The mid-crawl URL migration. Three weeks into the 32-day run, a school in Plzeň decided to redesign their website. New domain structure, old URLs returning 404s. The agent dutifully reported “website appears to be offline.” But the school wasn’t offline — they’d just moved /cenik to /sluzby/cenik-autoskoly. The changedetection.io monitors caught this one later, but during the batch run, this school’s data came back empty and I had to re-queue it manually.
These edge cases represent maybe 3-4% of all schools. But they consumed about 20% of my time. The long tail of web weirdness is where automation breaks down and human judgment takes over.
The Cost
Here’s the math that made this viable.
All 20 agents ran on Claude Code with Haiku — Anthropic’s fastest and cheapest model. For 1,639 schools over ~32 days, the total API cost came to roughly $0.15–0.25 per school. Call it ~$300 for the entire country.

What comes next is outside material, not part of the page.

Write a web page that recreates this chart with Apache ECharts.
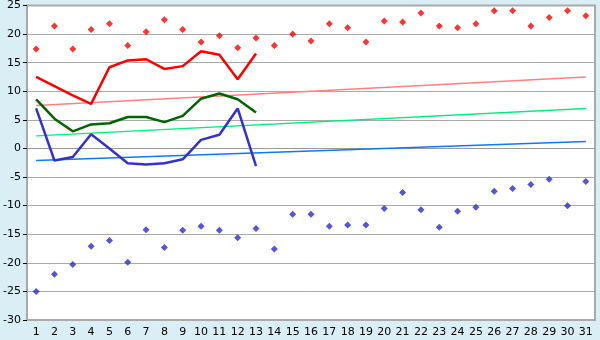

For comparison: hiring manual data entry contractors to visit 1,700 websites, extract pricing, verify against Google Maps, write descriptions, and translate? At even $3-5 per school (which is conservative for quality bilingual work), that’s $5,000–8,500. And it would take a team of people weeks, with inevitable inconsistencies between extractors.
The Ralph method cost roughly 5% of the manual alternative and produced more consistent output because every school was processed by the same prompt with the same rules.

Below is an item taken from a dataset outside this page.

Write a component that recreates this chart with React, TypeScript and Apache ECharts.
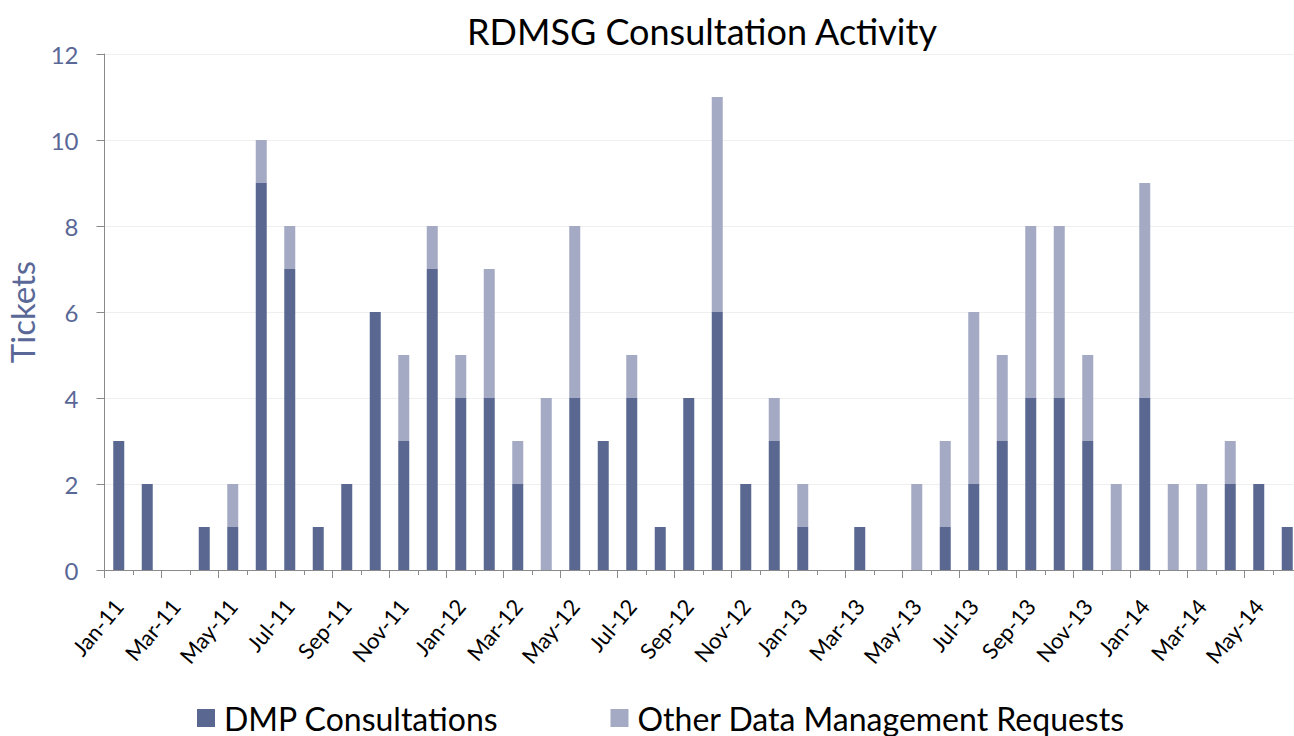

The infrastructure cost was negligible — the orchestrator ran on my local machine. The Playwright instances for JS-heavy sites were the heaviest part, but 20 headless Chrome tabs on a MacBook Pro is manageable.
The Results
Over ~32 days (January–February 2026):
- 1,639 out of 1,640 schools validated (~99.9%)

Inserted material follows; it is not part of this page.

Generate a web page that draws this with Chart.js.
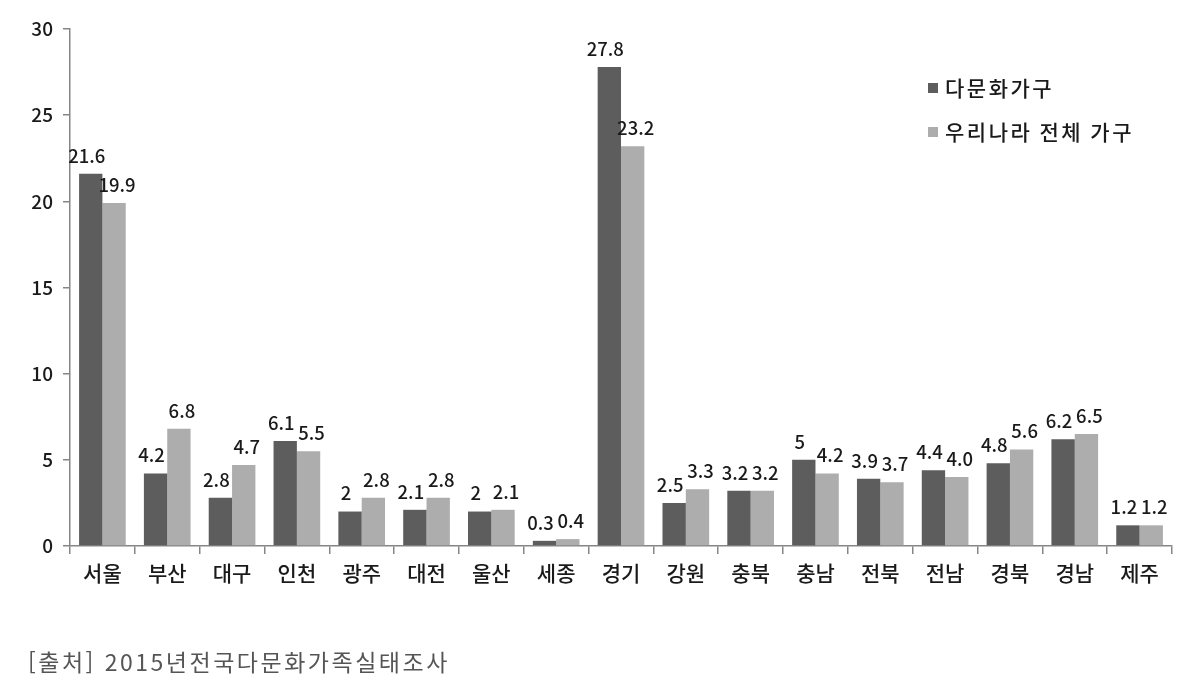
<!DOCTYPE html>
<html lang="ko">
<head>
<meta charset="utf-8">
<script src="https://cdn.jsdelivr.net/npm/chart.js@4"></script>
<style>
  html,body{margin:0;padding:0;background:#fff;}
  #wrap{position:relative;width:1186px;height:685px;}
  #src{position:absolute;left:28px;top:644px;font:400 23px "Noto Sans CJK KR",sans-serif;color:#555;letter-spacing:2.5px;}
</style>
</head>
<body>
<div id="wrap">
  <canvas id="regionChart" width="1186" height="685"></canvas>
  <div id="src">[출처] 2015년전국다문화가족실태조사</div>
</div>
<script>
/* ── data ── */
const REGIONS = ['서울','부산','대구','인천','광주','대전','울산','세종','경기','강원','충북','충남','전북','전남','경북','경남','제주'];
const MULTI   = [21.6,4.2,2.8,6.1,2,2.1,2,0.3,27.8,2.5,3.2,5,3.9,4.4,4.8,6.2,1.2];
const ALL_HH  = [19.9,6.8,4.7,5.5,2.8,2.8,2.1,0.4,23.2,3.3,3.2,4.2,3.7,4.0,5.6,6.5,1.2];
const ALL_LBL = ['19.9','6.8','4.7','5.5','2.8','2.8','2.1','0.4','23.2','3.3','3.2','4.2','3.7','4.0','5.6','6.5','1.2'];
const Y_TICKS = [0,5,10,15,20,25,30];

const FONT = '"Noto Sans CJK KR", sans-serif';
const AXIS = '#868686';

/* ── value labels above bars ── */
const valueLabels = {
  id:'valueLabels',
  afterDatasetsDraw(chart) {
    const ctx = chart.ctx;
    ctx.save();
    ctx.font = '500 18.5px ' + FONT;
    ctx.fillStyle = '#1a1a1a';
    ctx.textAlign = 'center';
    ctx.textBaseline = 'bottom';
    chart.data.datasets.forEach((ds, di) => {
      const meta = chart.getDatasetMeta(di);
      const shift = di === 0 ? -4 : 3;
      meta.data.forEach((bar, i) => {
        const txt = ds.labelsText ? ds.labelsText[i] : String(ds.data[i]);
        ctx.fillText(txt, bar.x + shift, bar.y - 9);
      });
    });
    ctx.restore();
  }
};

/* ── legend, top right ── */
const sideLegend = {
  id:'sideLegend',
  afterDraw(chart) {
    const ctx = chart.ctx;
    ctx.save();
    ctx.font = '500 21px ' + FONT;
    ctx.letterSpacing = '2.5px';
    ctx.textBaseline = 'middle';
    chart.data.datasets.forEach((ds, i) => {
      const y = 88 + i * 44;
      ctx.fillStyle = ds.backgroundColor;
      ctx.fillRect(928, y - 5, 10, 10);
      ctx.fillStyle = '#1a1a1a';
      ctx.fillText(ds.label, 945, y);
    });
    ctx.restore();
  }
};

function buildChart() {
  const ctx = document.getElementById('regionChart').getContext('2d');
  new Chart(ctx, {
    type:'bar',
    data:{
      labels: REGIONS,
      datasets:[
        { label:'다문화가구', data:MULTI, backgroundColor:'#5d5d5d', categoryPercentage:0.72, barPercentage:1 },
        { label:'우리나라 전체 가구', data:ALL_HH, labelsText:ALL_LBL, backgroundColor:'#adadad', categoryPercentage:0.72, barPercentage:1 }
      ]
    },
    options:{
      responsive:false,
      animation:false,
      layout:{ padding:{ top:29, right:14, bottom:79, left:0 } },
      plugins:{ legend:{display:false}, tooltip:{enabled:false} },
      scales:{
        x:{
          grid:{ drawOnChartArea:false, color:AXIS, tickLength:8, lineWidth:1.5 },
          border:{ color:AXIS, width:1.5 },
          ticks:{ color:'#1a1a1a', font:{family:FONT, size:21, weight:'500'}, padding:6, maxRotation:0, autoSkip:false },
          afterFit: s => { s.height = 60; }
        },
        y:{
          min:0, max:30,
          afterBuildTicks: s => { s.ticks = Y_TICKS.map(v => ({value:v})); },
          grid:{ drawOnChartArea:false, color:AXIS, tickLength:7, lineWidth:1.5 },
          border:{ color:AXIS, width:1.5 },
          ticks:{ color:'#1a1a1a', font:{family:FONT, size:19, weight:'500'}, padding:10 },
          afterFit: s => { s.width = 70; }
        }
      }
    },
    plugins:[valueLabels, sideLegend]
  });
}

window.addEventListener('DOMContentLoaded', buildChart);
</script>
</body>
</html>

- ~80% had new pricing items added
- ~40% had address corrections via Google Maps cross-referencing
- 100% got fresh descriptions rewritten
All of this running on Claude Code Haiku for cost efficiency.
Phase 3: Keeping It Fresh
Schools change their prices. Websites get updated. You can’t just extract once and call it done.
The Ralph method handles ongoing updates too. changedetection.io with headless Chrome monitors every school’s pricing page daily. When a change is detected, Ralph agents compare the current website data against what’s already in the database, extract any differences, and create a draft update for human review.
Same autonomous workflow, same validation rigor — just running continuously instead of as a one-time batch. The agents already know the school’s existing data, so they can intelligently diff what changed rather than re-extracting everything from scratch.
The bigger picture
A year ago, this data didn’t exist in any structured, comparable form. Driving school pricing in Czech Republic was locked in PDFs, buried in website footers, and fundamentally opaque.
Now it’s all in one place: searchable, filterable, comparable. And it stays current automatically.
The Ralph method proved something I kept suspecting: AI agents aren’t limited to generating code. They can do real work at a scale that would be economically impossible for a solo founder otherwise. Twenty agents running in parallel, each making intelligent decisions about messy real-world data, coordinated by an orchestrator and validated by a human.
That’s a long way from vibe coding.
Could this approach work for other data extraction problems? I think so. Any domain where information is scattered across hundreds of inconsistent websites — tradespeople, restaurants, local services, healthcare providers — the same architecture applies. An orchestrator, parallel agents, a detailed prompt with domain-specific semantic mappings, schema validation, and human review.
The whole pipeline is part of Kvalty.cz — and it’s still running, keeping 1,700+ school profiles up to date.